Российских сценаристов я не привлекал прежде всего потому, что у них производственная закалка немного другая. За то время, что я работаю в кино, ни разу автор не успевал написать сценарий меньше чем за год. А бывает, что и по три года уходит на материал. Черт его знает, почему так происходит. У нас автор - это человек, который думает, проверяет себя, постоянно рефлексирует.
- А как вы в целом оцениваете ситуацию в российском кино? Одни ваши соотечественники говорят, что все плохо и кинематограф в ужасном кризисе; другие просто привозят сюда неплохое кино вроде “Высоцкого” или “Огней притона”, и, судя по таким лентам, не все так худо у вас.
- Не могу ответить однозначно.
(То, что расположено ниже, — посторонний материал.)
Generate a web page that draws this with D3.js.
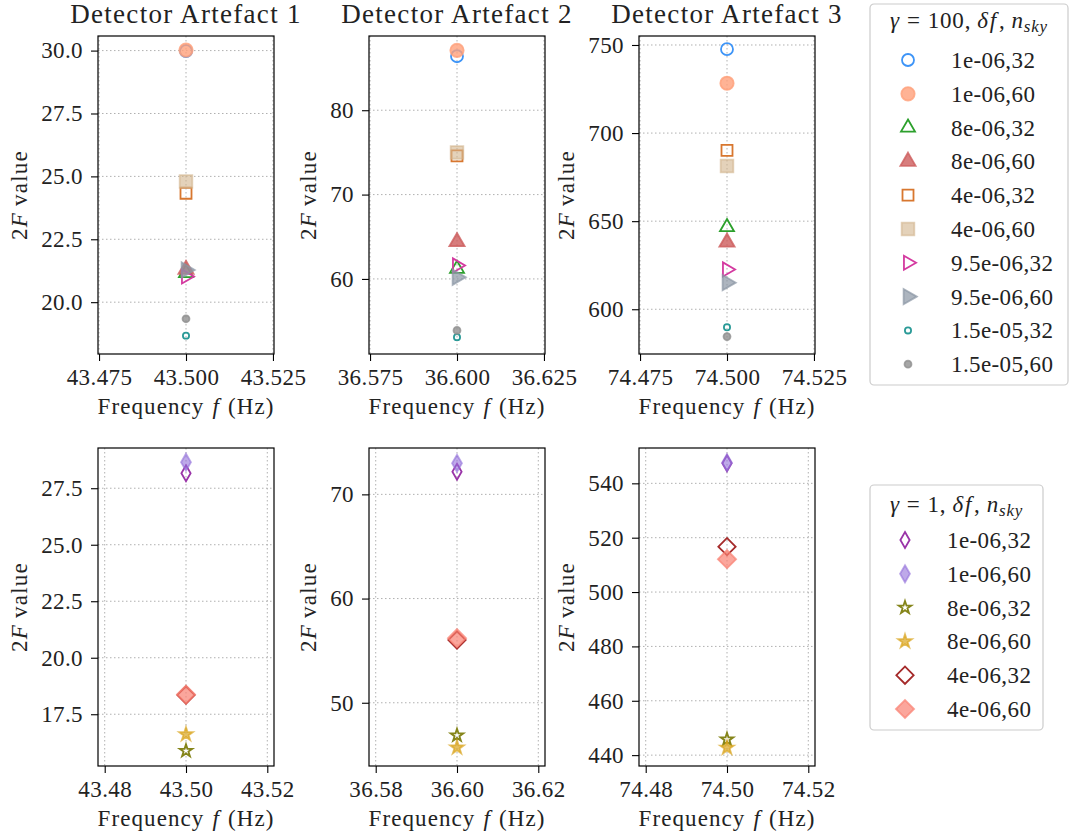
<!DOCTYPE html>
<html>
<head>
<meta charset="utf-8">
<script src="https://cdn.jsdelivr.net/npm/d3@7"></script>
<style>
body { margin: 0; background: #fff; }
text { font-family: "Liberation Serif", "Times New Roman", serif; fill: #222; }
</style>
</head>
<body>
<div id="graph"></div>
<script>
// values
var artefacts = ['Detector Artefact 1', 'Detector Artefact 2', 'Detector Artefact 3']
var centreFreqs = [43.5, 36.6, 74.5]

// gamma = 100 runs, label = "df,n_sky"
var topLabels = ['1e-06,32', '1e-06,60', '8e-06,32', '8e-06,60', '4e-06,32',
  '4e-06,60', '9.5e-06,32', '9.5e-06,60', '1.5e-05,32', '1.5e-05,60']
var topValues = [
  [29.98, 30.02, 21.16, 21.3, 24.33, 24.8, 21.02, 21.28, 18.67, 19.34],
  [86.4, 87.1, 61.2, 64.4, 74.6, 75.0, 61.6, 60.2, 53.1, 53.9],
  [747.6, 728.3, 646.6, 638.0, 690.2, 681.3, 622.6, 615.1, 589.8, 584.5]
]
var topDomains = [[17.94, 30.58], [51.1, 88.8], [574.6, 755.1]]
var topYTicks = [[20, 22.5, 25, 27.5, 30], [60, 70, 80], [600, 650, 700, 750]]
var topXOffsets = [-0.025, 0, 0.025]

// gamma = 1 runs
var bottomLabels = ['1e-06,32', '1e-06,60', '8e-06,32', '8e-06,60', '4e-06,32', '4e-06,60']
var bottomValues = [
  [28.16, 28.65, 15.88, 16.61, 18.35, 18.37],
  [72.17, 72.98, 46.87, 45.7, 56.02, 56.2],
  [547.4, 547.6, 445.8, 442.7, 516.7, 512.1]
]
var bottomDomains = [[15.21, 29.28], [43.93, 74.45], [436, 553]]
var bottomYTicks = [[17.5, 20, 22.5, 25, 27.5], [50, 60, 70], [440, 460, 480, 500, 520, 540]]
var bottomXOffsets = [-0.02, 0, 0.02]

var yFormats = ['.1f', 'd', 'd']

// marker styles (matplotlib-ish)
var topStyles = [
  {type: d3.symbolCircle, size: 113, fill: 'none', stroke: '#3d94f7'},
  {type: d3.symbolCircle, size: 140, fill: '#ffa07a', stroke: '#ffa07a', op: 0.8},
  {type: d3.symbolTriangle, size: 85, fill: 'none', stroke: '#2ca02c'},
  {type: d3.symbolTriangle, size: 100, fill: '#cd5c5c', stroke: '#cd5c5c', op: 0.8},
  {type: d3.symbolSquare, size: 121, fill: 'none', stroke: '#d8772f'},
  {type: d3.symbolSquare, size: 160, fill: '#d2b48c', stroke: '#d2b48c', op: 0.6},
  {type: d3.symbolTriangle, size: 85, fill: 'none', stroke: '#d43aa0', rot: 90},
  {type: d3.symbolTriangle, size: 100, fill: '#8a96a4', stroke: '#8a96a4', op: 0.7, rot: 90},
  {type: d3.symbolCircle, size: 30, fill: 'none', stroke: '#2a9a97'},
  {type: d3.symbolCircle, size: 38, fill: '#909090', stroke: '#909090', op: 0.8}
]
var bottomStyles = [
  {type: d3.symbolDiamond, size: 74, fill: 'none', stroke: '#9a34a8'},
  {type: d3.symbolDiamond, size: 85, fill: '#9370db', stroke: '#9370db', op: 0.6},
  {type: d3.symbolStar, size: 50, fill: 'none', stroke: '#85851a'},
  {type: d3.symbolStar, size: 58, fill: '#daa520', stroke: '#daa520', op: 0.7},
  {type: d3.symbolSquare, size: 150, fill: 'none', stroke: '#a52a2a', rot: 45},
  {type: d3.symbolSquare, size: 165, fill: '#fa8072', stroke: '#fa8072', op: 0.7, rot: 45}
]

var colLeft = [98, 369, 639], panelW = 176
var rowTop = [36, 448], panelH = 318

var svg = d3.select('#graph').append('svg')
  .attr('width', 1076).attr('height', 839)

function markerPath(st) {
  return d3.symbol().type(st.type).size(st.size)()
}

function drawMarker(sel, st, x, y) {
  sel.append('path')
    .attr('d', markerPath(st))
    .attr('transform', 'translate(' + x + ',' + y + ')' + (st.rot ? ' rotate(' + st.rot + ')' : ''))
    .attr('fill', st.fill)
    .attr('fill-opacity', st.op || 1)
    .attr('stroke', st.stroke)
    .attr('stroke-opacity', st.op || 1)
    .attr('stroke-width', 1.8)
}

function panel(row, col, values, styles, domain, yTicks, xOffsets, xFmt, halfW) {
  var left = colLeft[col], top = rowTop[row]
  var g = svg.append('g').attr('transform', 'translate(' + left + ',' + top + ')')
  var c = centreFreqs[col]

  var x = d3.scaleLinear().domain([c - halfW, c + halfW]).range([0, panelW])
  var y = d3.scaleLinear().domain(domain).range([panelH, 0])
  var xTicks = xOffsets.map(d => c + d)

  // grid
  g.append('g').selectAll('line').data(yTicks).join('line')
    .attr('x1', 0).attr('x2', panelW)
    .attr('y1', d => y(d)).attr('y2', d => y(d))
    .attr('stroke', '#b0b0b0').attr('stroke-dasharray', '1.5,2.5')
  g.append('g').selectAll('line').data(xTicks).join('line')
    .attr('y1', 0).attr('y2', panelH)
    .attr('x1', d => x(d)).attr('x2', d => x(d))
    .attr('stroke', '#b0b0b0').attr('stroke-dasharray', '1.5,2.5')

  var yAxis = g.append('g')
    .call(d3.axisLeft(y).tickValues(yTicks).tickFormat(d3.format(yFormats[col])).tickSize(7).tickPadding(8))
  var xAxis = g.append('g').attr('transform', 'translate(0,' + panelH + ')')
    .call(d3.axisBottom(x).tickValues(xTicks).tickFormat(d3.format(xFmt)).tickSize(7).tickPadding(8))
  ;[yAxis, xAxis].forEach(a => {
    a.select('.domain').remove()
    a.selectAll('text').style('font-family', '"Liberation Serif", serif').style('font-size', '23px')
      .style('letter-spacing', '0.4px').attr('fill', '#222')
    a.selectAll('line').attr('stroke', '#000').attr('stroke-width', 1.1)
  })

  g.append('rect').attr('width', panelW).attr('height', panelH)
    .attr('fill', 'none').attr('stroke', '#000').attr('stroke-width', 1.2)

  // points
  var pts = g.append('g')
  values.forEach((v, i) => drawMarker(pts, styles[i], x(c), y(v)))

  // labels
  var xl = g.append('text').attr('x', panelW / 2).attr('y', panelH + 60)
    .attr('text-anchor', 'middle').style('font-size', '23px').style('letter-spacing', '1.1px')
  xl.append('tspan').text('Frequency')
  xl.append('tspan').attr('dx', 8).style('font-style', 'italic').text('f')
  xl.append('tspan').attr('dx', 8).text('(Hz)')

  var bb = yAxis.node().getBBox()
  var yl = g.append('text')
    .attr('transform', 'translate(' + (bb.x - 14) + ',' + panelH / 2 + ') rotate(-90)')
    .attr('text-anchor', 'middle').style('font-size', '23px').style('letter-spacing', '1.2px')
  yl.append('tspan').text('2')
  yl.append('tspan').style('font-style', 'italic').text('F')
  yl.append('tspan').attr('dx', 6).text('value')

  if (row == 0) {
    g.append('text').attr('x', panelW / 2).attr('y', -13)
      .attr('text-anchor', 'middle').style('font-size', '27px').style('letter-spacing', '1.3px')
      .text(artefacts[col])
  }
}

for (var k = 0; k < 3; k++) {
  panel(0, k, topValues[k], topStyles, topDomains[k], topYTicks[k], topXOffsets, '.3f', 0.0253)
  panel(1, k, bottomValues[k], bottomStyles, bottomDomains[k], bottomYTicks[k], bottomXOffsets, '.2f', 0.02165)
}

function legend(x0, y0, w, h, gammaText, labels, styles, titleY, firstY, markerX, textX) {
  var g = svg.append('g')
  g.append('rect').attr('x', x0).attr('y', y0).attr('width', w).attr('height', h)
    .attr('rx', 4).attr('fill', '#fff').attr('fill-opacity', 0.8)
    .attr('stroke', '#cccccc').attr('stroke-width', 1.2)
  var t = g.append('text').attr('x', x0 + w / 2).attr('y', titleY)
    .attr('text-anchor', 'middle').style('font-size', '23px').style('letter-spacing', '0.8px')
  t.append('tspan').style('font-style', 'italic').text('γ')
  t.append('tspan').attr('dx', 7).text('=')
  t.append('tspan').attr('dx', 7).text(gammaText + ',')
  t.append('tspan').attr('dx', 6).style('font-style', 'italic').text('δ')
  t.append('tspan').attr('dx', 1).style('font-style', 'italic').text('f')
  t.append('tspan').attr('dx', 2).text(',')
  t.append('tspan').attr('dx', 6).style('font-style', 'italic').text('n')
  t.append('tspan').style('font-style', 'italic').style('font-size', '17px').attr('dy', 4).text('sky')

  labels.forEach((lab, i) => {
    var cy = firstY + i * 33.8
    drawMarker(g, styles[i], markerX, cy)
    g.append('text').attr('x', textX).attr('y', cy + 8).style('font-size', '23px')
      .style('letter-spacing', '0.4px').text(lab)
  })
}

legend(870, 4, 198, 381, '100', topLabels, topStyles, 28, 60, 908, 951)
legend(870, 485, 173, 245, '1', bottomLabels, bottomStyles, 512, 540, 905, 947)
</script>
</body>
</html>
Тут сколько людей, столько и мнений. Факт в том, что в России практически не снимается кино без государственного финансирования. Может быть, какие-то единицы. Поэтому механизм возврата денег через кинотеатры работает плохо. К тому же российский кинематограф много лет не был ориентирован на зрителя, и в этом большая проблема. Кино, интересное аудитории, мало кто умеет делать.
- Зато, говорят, воровать в кино все научились отменно.
- Воровать вообще существует миллион способов, в том числе и в кино. Но как тырить бюджетные деньги, мне трудно представить. Во-первых, за ними очень серьезный пригляд. Во-вторых, все кинематографическое сообщество России - 300 человек, все друг друга знают. Взять миллион, а показать в кинотеатре на копейку? Ну это просто неудобно.